Parallelism and “cancel the loser”
- You can fan out cheap steps (e.g.,
retrieve and get_document_insights) in parallel and then fan in before synth. Use a deferred aggregator or route to synth once required state is present.
- LangGraph executes parallel branches per superstep. There isn’t preemptive cancellation of sibling nodes at the framework level; instead, design the aggregator to ignore late/optional results or use timeouts inside nodes. See parallel execution and
defer=True for fan-in control.
Caching on LangGraph Platform
Consider three layers:
- LLM response cache (LangChain): set a global cache so identical prompts+inputs return instantly across processes.
- Retrieval cache (LangGraph node cache): use
CachePolicy(ttl=...) on the retrieve node and compile with cache=.... Key includes node input and config; add your filters (user_id, form_id, embedding_dim) to the state so they’re part of the cache key.
- Embedding cache: prefer caching at ingestion or use deterministic IDs to avoid recomputing; for on-the-fly embeddings, wrap your embedder with a small KV cache (e.g., Redis) keyed by text hash.
On Platform, InMemoryCache is per-process. Use SqliteCache for simple persistence or connect LangChain’s LLM cache to a shared store (e.g., Redis). Retrieval results are excellent candidates for node-level TTL caches; keep LLM caches shorter and scoped, since prompts often change.
Should you rewrite the query first?
- If retrieval quality is sensitive to messy queries, use a conditional normalizer:
- Default: skip rewrite and retrieve immediately.
- If top-1 score < threshold or no results, then run a fast rewrite (small model) and retry retrieval.
- This keeps the common path at one LLM call while preserving quality when needed.
from langchain.chat_models import init_chat_model
FAST = init_chat_model("openai:gpt-4o-mini", temperature=0)

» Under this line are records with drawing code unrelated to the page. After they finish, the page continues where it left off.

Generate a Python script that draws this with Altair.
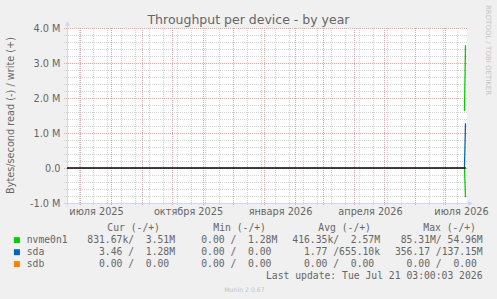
import altair as alt
import numpy as np
import pandas as pd

# ---------------- data ----------------
TITLE = "Throughput per device - by year"
Y_TITLE = "Bytes/second read (-) / write (+)"
WATERMARK_RIGHT = "RRDTOOL / TOBI OETIKER"
WATERMARK_BOTTOM = "Munin 2.0.67"
LAST_UPDATE = "Last update: Tue Jul 21 03:00:03 2026"

DEVICES = ["nvme0n1", "sda", "sdb"]
DEVICE_COLORS = ["#00CC00", "#0066B3", "#FF8000"]

SAMPLE_TIMES = ["2026-07-20T12:00:00Z", "2026-07-21T12:00:00Z"]
NVME_READ = [1030, 831670]
NVME_WRITE = [1630000, 3510000]
SDA_READ = [0.08, 3.46]
SDA_WRITE = [30200, 1280000]
SDB_READ = [0, 0]
SDB_WRITE = [0, 0]

LEGEND_HEADERS = ["Cur (-/+)", "Min (-/+)", "Avg (-/+)", "Max (-/+)"]
CUR = ["831.67k/  3.51M", "  3.46 /  1.28M", "  0.00 /  0.00 "]
MIN = ["  0.00 /  1.28M", "  0.00 /  0.00 ", "  0.00 /  0.00 "]
AVG = ["416.35k/  2.57M", "  1.77 /655.10k", "  0.00 /  0.00 "]
MAX = [" 85.31M/ 54.96M", "356.17 /137.15M", "  0.00 /  0.00 "]

Y_TICKS = [-1e6, 0, 1e6, 2e6, 3e6, 4e6]
Y_MIN, Y_MAX = -1e6, 4e6
X_START = "2025-06-18T00:00:00Z"
X_END = "2026-07-23T00:00:00Z"
X_LABEL_MONTHS = ["2025-07-01T00:00:00Z", "2025-10-01T00:00:00Z", "2026-01-01T00:00:00Z",
                  "2026-04-01T00:00:00Z", "2026-07-01T00:00:00Z"]
MONTHS_RU = ["января", "февраля", "марта", "апреля", "мая", "июня", "июля",
             "августа", "сентября", "октября", "ноября", "декабря"]

# ---------------- layout / style ----------------
W, H = 400, 175
OX, OY = 67, 28
FONT = "DejaVu Sans"
MONO = "DejaVu Sans Mono"
FS = 9.72
CW = 0.602 * FS  # monospace character width
FONT_COLOR = "#666666"
AXIS_COLOR = "#CFD6F8"
GRID_COLOR = "#D4D4D4"
MGRID_COLOR = "#E2A4A4"


def ms(s):
    return int(pd.Timestamp(s).value // 10**6)


xscale = alt.Scale(type="utc", domain=[ms(X_START), ms(X_END)])
yscale = alt.Scale(domain=[Y_MIN, Y_MAX], nice=False, zero=False)

months_js = "[" + ",".join("'%s'" % m for m in MONTHS_RU) + "]"
AX_X = alt.Axis(values=[ms(s) for s in X_LABEL_MONTHS],
                labelExpr=months_js + "[utcmonth(datum.value)] + ' ' + utcyear(datum.value)",
                labelOffset=16, labelFlush=False, labelOverlap=False, labelBound=False,
                ticks=False, tickSize=0, domain=False, grid=False, title=None,
                labelFont=FONT, labelFontSize=FS, labelColor=FONT_COLOR,
                labelBaseline="alphabetic", labelPadding=11.5)
AX_Y = alt.Axis(values=Y_TICKS,
                labelExpr="datum.value == 0 ? '0.0' : (datum.value < 0 ? '-' : '') + format(abs(datum.value) / 1000000, '.1f') + ' M'",
                ticks=False, tickSize=0, domain=False, grid=False, title=None,
                labelFont=FONT, labelFontSize=FS, labelColor=FONT_COLOR, labelPadding=7)


def X(field):
    return alt.X(field, type="temporal", scale=xscale, axis=AX_X, title=None)


def Y(field):
    return alt.Y(field, type="quantitative", scale=yscale, axis=AX_Y, title=None)


# grid
minor_v = pd.DataFrame({"d": [d.strftime("%Y-%m-%dT%H:%M:%SZ") for d in
                              pd.date_range("2025-06-30", "2026-07-20", freq="14D")]})
major_v = pd.DataFrame({"d": [d.strftime("%Y-%m-%dT%H:%M:%SZ") for d in
                              pd.date_range("2025-07-01", "2026-07-01", freq="MS")]})
minor_h = pd.DataFrame({"v": [v for v in np.arange(-1.0, 4.01, 0.2) * 1e6
                              if abs(v / 1e6 - round(v / 1e6)) > 1e-6]})
major_h = pd.DataFrame({"v": Y_TICKS})

g_minor_v = alt.Chart(minor_v).mark_rule(color=GRID_COLOR, strokeDash=[1, 1], strokeWidth=1, xOffset=0.5).encode(
    x=X("d"), y=alt.value(0), y2=alt.value(H + 3))
g_minor_h = alt.Chart(minor_h).mark_rule(color=GRID_COLOR, strokeDash=[1, 1], strokeWidth=1, yOffset=0.5).encode(
    y=Y("v"), x=alt.value(-3), x2=alt.value(W))
g_major_v = alt.Chart(major_v).mark_rule(color=MGRID_COLOR, strokeDash=[1, 1], strokeWidth=1, xOffset=0.5).encode(
    x=X("d"), y=alt.value(0), y2=alt.value(H + 3))
g_major_h = alt.Chart(major_h).mark_rule(color=MGRID_COLOR, strokeDash=[1, 1], strokeWidth=1, yOffset=0.5).encode(
    y=Y("v"), x=alt.value(-3), x2=alt.value(W))

# axis lines with arrows
one = pd.DataFrame({"k": [0]})
ax_left = alt.Chart(one).mark_rule(color=AXIS_COLOR, strokeWidth=1).encode(
    x=alt.value(0.5), y=alt.value(-4), y2=alt.value(H + 3))
ax_bottom = alt.Chart(one).mark_rule(color=AXIS_COLOR, strokeWidth=1).encode(
    y=alt.value(H + 0.5), x=alt.value(-3), x2=alt.value(W + 2))
arrow_up = alt.Chart(one).mark_point(shape="triangle-up", filled=True, color=AXIS_COLOR, size=28, opacity=1).encode(
    x=alt.value(0.5), y=alt.value(-4.5))
arrow_right = alt.Chart(one).mark_point(shape="triangle-right", filled=True, color=AXIS_COLOR, size=28, opacity=1).encode(
    x=alt.value(W + 3.5), y=alt.value(H + 0.5))

# series
reads = [NVME_READ, SDA_READ, SDB_READ]
writes = [NVME_WRITE, SDA_WRITE, SDB_WRITE]
rows = []
for dev, rd, wr in zip(DEVICES, reads, writes):
    for t, r, w in zip(SAMPLE_TIMES, rd, wr):
        rows.append({"t": t, "value": -r, "dev": dev, "key": dev + " read"})
        rows.append({"t": t, "value": w, "dev": dev, "key": dev + " write"})
series = pd.DataFrame(rows)

series_layers = []
for dev, col in zip(DEVICES, DEVICE_COLORS):
    series_layers.append(
        alt.Chart(series).transform_filter(alt.datum.dev == dev)
        .mark_line(color=col, strokeWidth=1.3)
        .encode(x=X("t"), y=Y("value"), detail="key:N")
    )

zero = pd.DataFrame({"t0": [X_START], "t1": [SAMPLE_TIMES[-1]], "v": [0]})
zero_line = alt.Chart(zero).mark_rule(color="#000000", strokeWidth=1.3).encode(
    x=X("t0"), x2="t1", y=Y("v"))

# texts


def txt(s, x, y, **kw):
    return alt.Chart(pd.DataFrame({"s": [s]})).mark_text(**kw).encode(
        text="s:N", x=alt.value(x - OX), y=alt.value(y - OY))


texts = [
    txt(TITLE, 248.5, 24, font=FONT, fontSize=12.5, color=FONT_COLOR, align="center", baseline="alphabetic"),
    txt(Y_TITLE, 11, 115.5, font=FONT, fontSize=FS, color=FONT_COLOR, align="center", baseline="middle", angle=270),
    txt(WATERMARK_RIGHT, 488, 5, font=FONT, fontSize=7, color="#C4C4C4", align="left", baseline="middle", angle=90),
    txt(WATERMARK_BOTTOM, 244.5, 291.5, font=FONT, fontSize=6.2, color="#C4C4C4", align="center", baseline="alphabetic"),
    txt(LAST_UPDATE.replace(" ", "\u00a0"), 482.5, 279, font=MONO, fontSize=FS, color=FONT_COLOR, align="right", baseline="alphabetic"),
]

# legend table (leading blanks become an x shift, inner blanks non-breaking)
NB = "\u00a0"
header_x = [107.3, 213.3, 318.3, 423.3]
col_x = [87.3, 189.5, 292.3, 394.9]
row_base = [243.2, 255.2, 267.1]


def cell(s, x, y):
    lead = len(s) - len(s.lstrip(" "))
    return {"s": s.strip(" ").replace(" ", NB), "x": x + lead * CW - OX, "y": y - OY}


cells = []
for hx, h in zip(header_x, LEGEND_HEADERS):
    cells.append(cell(h, hx, 231))
for i, dev in enumerate(DEVICES):
    cells.append(cell(dev, 26.7, row_base[i]))
    for cx, vals in zip(col_x, [CUR, MIN, AVG, MAX]):
        cells.append(cell(vals[i], cx, row_base[i]))
cells = pd.DataFrame(cells)
legend_text = alt.Chart(cells).mark_text(font=MONO, fontSize=FS, color=FONT_COLOR, align="left",
                                         baseline="alphabetic").encode(
    text="s:N", x=alt.X("x:Q", scale=None), y=alt.Y("y:Q", scale=None))

boxes = pd.DataFrame({"dev": DEVICES, "x": [16.9 - OX] * 3, "y": [r - 3.0 - OY for r in row_base]})
legend_boxes = alt.Chart(boxes).mark_square(size=36, opacity=1).encode(
    x=alt.X("x:Q", scale=None), y=alt.Y("y:Q", scale=None),
    color=alt.Color("dev:N", scale=alt.Scale(domain=DEVICES, range=DEVICE_COLORS), legend=None))

chart = alt.layer(
    g_minor_v, g_minor_h, g_major_v, g_major_h,
    ax_left, ax_bottom, arrow_up, arrow_right,
    *series_layers, zero_line,
    *texts, legend_text, legend_boxes,
).properties(
    width=W, height=H, autosize="none",
    padding={"left": OX, "top": OY, "right": 497 - OX - W, "bottom": 299 - OY - H},
).configure(background="#F0F0F0").configure_view(fill="white", strokeWidth=0)

chart.save("out.html", embed_options={"renderer": "svg", "actions": False})
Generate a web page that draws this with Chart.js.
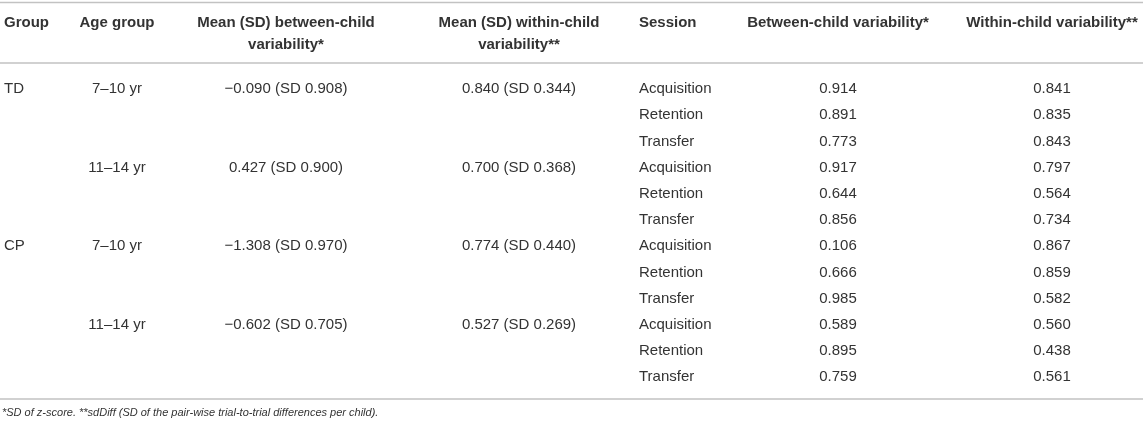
<!DOCTYPE html>
<html lang="en">
<head>
<meta charset="UTF-8">
<title>Between- and within-child variability</title>
<script src="https://cdn.jsdelivr.net/npm/chart.js"></script>
<style>
  html, body { margin: 0; padding: 0; background: #ffffff; }
  #wrap { width: 1143px; height: 426px; }
</style>
</head>
<body>
<div id="wrap"><canvas id="varTable" width="1143" height="426"></canvas></div>
<script>
// ---- table content ----
const headers = [
  ['Group'],
  ['Age group'],
  ['Mean (SD) between-child', 'variability*'],
  ['Mean (SD) within-child', 'variability**'],
  ['Session'],
  ['Between-child variability*'],
  ['Within-child variability**']
];
const groups = ['TD', 'CP'];
const ageGroups = ['7\u201310 yr', '11\u201314 yr'];
const meanBetween = [-0.090, 0.427, -1.308, -0.602];
const sdBetween = [0.908, 0.900, 0.970, 0.705];
const meanWithin = [0.840, 0.700, 0.774, 0.527];
const sdWithin = [0.344, 0.368, 0.440, 0.269];
const sessions = ['Acquisition', 'Retention', 'Transfer'];
const betweenChild = [0.914, 0.891, 0.773, 0.917, 0.644, 0.856, 0.106, 0.666, 0.985, 0.589, 0.895, 0.759];
const withinChild = [0.841, 0.835, 0.843, 0.797, 0.564, 0.734, 0.867, 0.859, 0.582, 0.560, 0.438, 0.561];
const footnote = '*SD of z-score. **sdDiff (SD of the pair-wise trial-to-trial differences per child).';

// ---- layout (pixels across, rows down) ----
const colX = [4, 117, 286, 519, 639, 838, 1052];
const colAlign = ['left', 'center', 'center', 'center', 'left', 'center', 'center'];
const headerRows = [-2.52, -1.68];
const ruleRows = [-3.30, -0.99, 11.83];
const footnoteRow = 12.37;
const fontFamily = '"Liberation Sans", Arial, Helvetica, sans-serif';
const textColor = '#333333';
const ruleColor = '#c2c2c2';

const fmt = v => (v < 0 ? '\u2212' : '') + Math.abs(v).toFixed(3);

// one dataset per column, each point = one cell
const sessionsPerAge = sessions.length;
const rowsPerGroup = ageGroups.length * sessionsPerAge;
const cols = [[], [], [], [], [], [], []];

groups.forEach((g, gi) => cols[0].push({ x: colX[0], y: gi * rowsPerGroup, text: g }));
meanBetween.forEach((m, k) => {
  const row = k * sessionsPerAge;
  cols[1].push({ x: colX[1], y: row, text: ageGroups[k % ageGroups.length] });
  cols[2].push({ x: colX[2], y: row, text: fmt(m) + ' (SD ' + fmt(sdBetween[k]) + ')' });
  cols[3].push({ x: colX[3], y: row, text: fmt(meanWithin[k]) + ' (SD ' + fmt(sdWithin[k]) + ')' });
});
betweenChild.forEach((v, r) => {
  cols[4].push({ x: colX[4], y: r, text: sessions[r % sessionsPerAge] });
  cols[5].push({ x: colX[5], y: r, text: fmt(v) });
  cols[6].push({ x: colX[6], y: r, text: fmt(withinChild[r]) });
});

const tableText = {
  id: 'tableText',
  afterDatasetsDraw(chart) {
    const ctx = chart.ctx;
    const xs = chart.scales.x, ys = chart.scales.y;
    ctx.save();

    // horizontal rules
    ctx.strokeStyle = ruleColor;
    ctx.lineWidth = 1.6;
    ruleRows.forEach(r => {
      const py = ys.getPixelForValue(r);
      ctx.beginPath();
      ctx.moveTo(xs.left, py);
      ctx.lineTo(xs.right, py);
      ctx.stroke();
    });

    ctx.fillStyle = textColor;
    ctx.textBaseline = 'middle';

    // header
    ctx.font = 'bold 15px ' + fontFamily;
    headers.forEach((lines, c) => {
      ctx.textAlign = colAlign[c];
      lines.forEach((t, li) => ctx.fillText(t, xs.getPixelForValue(colX[c]), ys.getPixelForValue(headerRows[li])));
    });

    // body cells
    ctx.font = '15px ' + fontFamily;
    chart.data.datasets.forEach((ds, i) => {
      const meta = chart.getDatasetMeta(i);
      ctx.textAlign = colAlign[i];
      meta.data.forEach((pt, j) => ctx.fillText(ds.data[j].text, pt.x, pt.y));
    });

    // footnote
    ctx.font = 'italic 11px ' + fontFamily;
    ctx.textAlign = 'left';
    ctx.fillText(footnote, xs.getPixelForValue(2), ys.getPixelForValue(footnoteRow));

    ctx.restore();
  }
};

new Chart(document.getElementById('varTable'), {
  type: 'scatter',
  data: {
    datasets: cols.map((c, i) => ({ label: headers[i].join(' '), data: c, pointRadius: 0, pointHoverRadius: 0 }))
  },
  options: {
    responsive: false,
    animation: false,
    events: [],
    layout: { padding: 0 },
    plugins: { legend: { display: false }, tooltip: { enabled: false } },
    scales: {
      x: { type: 'linear', min: 0, max: 1143, display: false },
      y: { type: 'linear', reverse: true, min: -3.397, max: 12.863, display: false }
    }
  },
  plugins: [tableText]
});
</script>
</body>
</html>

def maybe_rewrite(state: State):
# Only rewrite when needed (e.g., detected low recall previously)
q = state["query"]
rewritten = FAST.invoke([
("system", "Rewrite the query to maximize vector recall; keep meaning."),
("user", q),
])
return {"query": rewritten.content}
Wire this into the graph after you detect low recall, not on the happy path.